3 thoughts on “Two steps backward

  1. Brian

    The negative feedback loop was plenty to help you grow. So now give yourself the break you would tell others to give, in the same place, and get a good rest for a peaceful happy day tomorrow. Close your eyes and imagine yourself wrapped in the arms of everyone whom you positively touched in the past month. Night, friend. Love you.

    Reply
  2. Cindy Cieplik

    People can only be drawn into another’s drama or pain if they allow themselves to be. (one thought)

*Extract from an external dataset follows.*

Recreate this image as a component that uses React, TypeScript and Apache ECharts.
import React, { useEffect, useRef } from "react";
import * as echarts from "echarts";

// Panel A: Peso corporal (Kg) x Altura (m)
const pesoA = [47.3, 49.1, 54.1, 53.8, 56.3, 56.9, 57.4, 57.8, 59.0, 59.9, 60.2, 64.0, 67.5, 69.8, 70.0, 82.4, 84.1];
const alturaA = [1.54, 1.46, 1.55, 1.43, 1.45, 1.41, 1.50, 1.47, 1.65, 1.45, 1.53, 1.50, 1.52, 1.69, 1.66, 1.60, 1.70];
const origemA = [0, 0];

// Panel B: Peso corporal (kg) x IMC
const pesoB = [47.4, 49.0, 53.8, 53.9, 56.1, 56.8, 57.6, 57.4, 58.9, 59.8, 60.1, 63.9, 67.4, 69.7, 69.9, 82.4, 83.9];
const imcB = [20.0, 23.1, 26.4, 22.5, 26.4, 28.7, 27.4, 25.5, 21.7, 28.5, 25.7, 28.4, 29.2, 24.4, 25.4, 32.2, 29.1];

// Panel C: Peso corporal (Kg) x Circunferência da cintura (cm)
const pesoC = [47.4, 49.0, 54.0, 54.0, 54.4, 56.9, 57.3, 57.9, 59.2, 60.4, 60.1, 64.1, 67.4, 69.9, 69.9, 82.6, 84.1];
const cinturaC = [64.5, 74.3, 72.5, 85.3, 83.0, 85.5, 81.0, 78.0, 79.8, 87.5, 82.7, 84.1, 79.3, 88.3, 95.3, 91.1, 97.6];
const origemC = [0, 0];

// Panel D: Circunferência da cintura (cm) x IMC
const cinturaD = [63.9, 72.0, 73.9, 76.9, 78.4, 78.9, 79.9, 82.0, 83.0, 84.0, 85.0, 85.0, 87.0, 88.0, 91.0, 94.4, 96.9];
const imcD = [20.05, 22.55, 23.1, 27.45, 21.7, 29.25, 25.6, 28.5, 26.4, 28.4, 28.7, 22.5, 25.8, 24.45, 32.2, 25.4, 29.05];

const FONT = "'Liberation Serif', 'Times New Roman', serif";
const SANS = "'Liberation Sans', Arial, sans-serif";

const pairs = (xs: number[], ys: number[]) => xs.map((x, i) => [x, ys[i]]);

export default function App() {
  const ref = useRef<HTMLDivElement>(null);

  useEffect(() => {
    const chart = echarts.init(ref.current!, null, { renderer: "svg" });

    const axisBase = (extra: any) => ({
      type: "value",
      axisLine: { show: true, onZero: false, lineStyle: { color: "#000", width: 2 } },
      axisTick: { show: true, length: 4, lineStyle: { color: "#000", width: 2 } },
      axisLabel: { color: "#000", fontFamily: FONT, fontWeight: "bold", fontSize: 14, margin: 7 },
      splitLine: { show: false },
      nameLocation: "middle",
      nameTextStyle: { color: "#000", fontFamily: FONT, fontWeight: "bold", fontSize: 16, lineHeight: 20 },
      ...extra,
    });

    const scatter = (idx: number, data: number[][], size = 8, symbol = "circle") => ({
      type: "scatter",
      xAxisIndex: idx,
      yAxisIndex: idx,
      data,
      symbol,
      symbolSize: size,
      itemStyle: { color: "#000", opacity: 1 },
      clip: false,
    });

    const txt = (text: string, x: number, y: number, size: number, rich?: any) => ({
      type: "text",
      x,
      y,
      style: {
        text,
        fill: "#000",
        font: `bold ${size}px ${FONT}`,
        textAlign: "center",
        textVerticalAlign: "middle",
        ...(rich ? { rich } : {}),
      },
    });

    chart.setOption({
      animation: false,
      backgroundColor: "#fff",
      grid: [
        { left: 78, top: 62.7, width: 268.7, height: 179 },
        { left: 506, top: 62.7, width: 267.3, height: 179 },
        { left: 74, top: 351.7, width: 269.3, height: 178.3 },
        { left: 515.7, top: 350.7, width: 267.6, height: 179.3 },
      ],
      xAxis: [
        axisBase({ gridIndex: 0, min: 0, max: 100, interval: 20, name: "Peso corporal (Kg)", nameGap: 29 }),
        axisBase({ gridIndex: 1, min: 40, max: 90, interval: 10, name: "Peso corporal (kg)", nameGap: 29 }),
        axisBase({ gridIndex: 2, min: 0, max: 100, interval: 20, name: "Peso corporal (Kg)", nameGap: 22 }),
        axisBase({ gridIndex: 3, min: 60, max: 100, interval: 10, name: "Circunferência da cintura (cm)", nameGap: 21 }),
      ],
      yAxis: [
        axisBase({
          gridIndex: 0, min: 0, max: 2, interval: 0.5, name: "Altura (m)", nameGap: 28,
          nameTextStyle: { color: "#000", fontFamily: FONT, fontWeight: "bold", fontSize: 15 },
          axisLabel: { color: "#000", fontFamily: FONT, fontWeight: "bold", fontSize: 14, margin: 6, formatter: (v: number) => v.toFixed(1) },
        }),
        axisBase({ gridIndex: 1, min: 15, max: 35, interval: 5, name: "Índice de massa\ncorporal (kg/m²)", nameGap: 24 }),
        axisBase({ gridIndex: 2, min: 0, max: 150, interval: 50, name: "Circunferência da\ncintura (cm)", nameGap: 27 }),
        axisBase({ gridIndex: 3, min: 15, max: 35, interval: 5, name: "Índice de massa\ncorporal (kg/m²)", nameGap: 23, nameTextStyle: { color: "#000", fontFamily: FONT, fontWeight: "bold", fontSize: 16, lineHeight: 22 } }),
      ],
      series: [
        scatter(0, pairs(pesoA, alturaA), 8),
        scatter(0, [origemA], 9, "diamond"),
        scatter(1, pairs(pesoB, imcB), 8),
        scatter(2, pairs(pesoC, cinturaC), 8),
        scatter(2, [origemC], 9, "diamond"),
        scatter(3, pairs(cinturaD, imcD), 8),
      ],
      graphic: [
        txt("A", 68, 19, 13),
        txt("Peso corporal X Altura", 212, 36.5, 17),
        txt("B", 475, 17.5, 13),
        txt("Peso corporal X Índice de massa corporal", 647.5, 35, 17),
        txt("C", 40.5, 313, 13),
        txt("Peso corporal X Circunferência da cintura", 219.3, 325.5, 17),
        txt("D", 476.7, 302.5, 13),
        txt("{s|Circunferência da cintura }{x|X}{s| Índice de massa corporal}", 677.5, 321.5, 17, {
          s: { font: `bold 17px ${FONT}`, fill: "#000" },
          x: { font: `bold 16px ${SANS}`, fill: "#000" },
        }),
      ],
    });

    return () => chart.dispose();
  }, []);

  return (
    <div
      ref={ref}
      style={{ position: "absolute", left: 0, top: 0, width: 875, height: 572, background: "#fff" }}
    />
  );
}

    Self-forgiveness is the greatest challenge for me personally for probably a hundred reasons, but the one that stands out is a life-time habit of self-abuse. The things we say to ourselves we would never say to another person–in most circumstances. Practicing kindness/forgiveness to self is essential to changing behavior. You are making tremendous progress it appears, now forgive yourself and move forward!
    And, I do hope you are feeling more whole and much better physically today. Sending love and light…

    Reply
  3. ccorleyjd365 Post author

    Thank you, Brian and Cindy both. Your words are like the soothing ripple of a gentle brook; the caress of a spring breeze; the fragrance of a rose wafting through the window on a summer day. You both reached through the internet and fulfilled my need for comfort. Thank you. This is a hard journey; that is one reason I chose to make it publicly, like a mountain climber tweeting about the arudousness of the cliffs. It is a fantastic journey, and those who follow might benefit from my observations of its treacheries and its wonders.

    My metaphorical mountain nearly sent me plunging to the rocks this weekend, but I’m stilll dangling, looking for a handhold. I’m counting the two of you (and others, who reached out to me privately) as among those holding the rope steady as I go.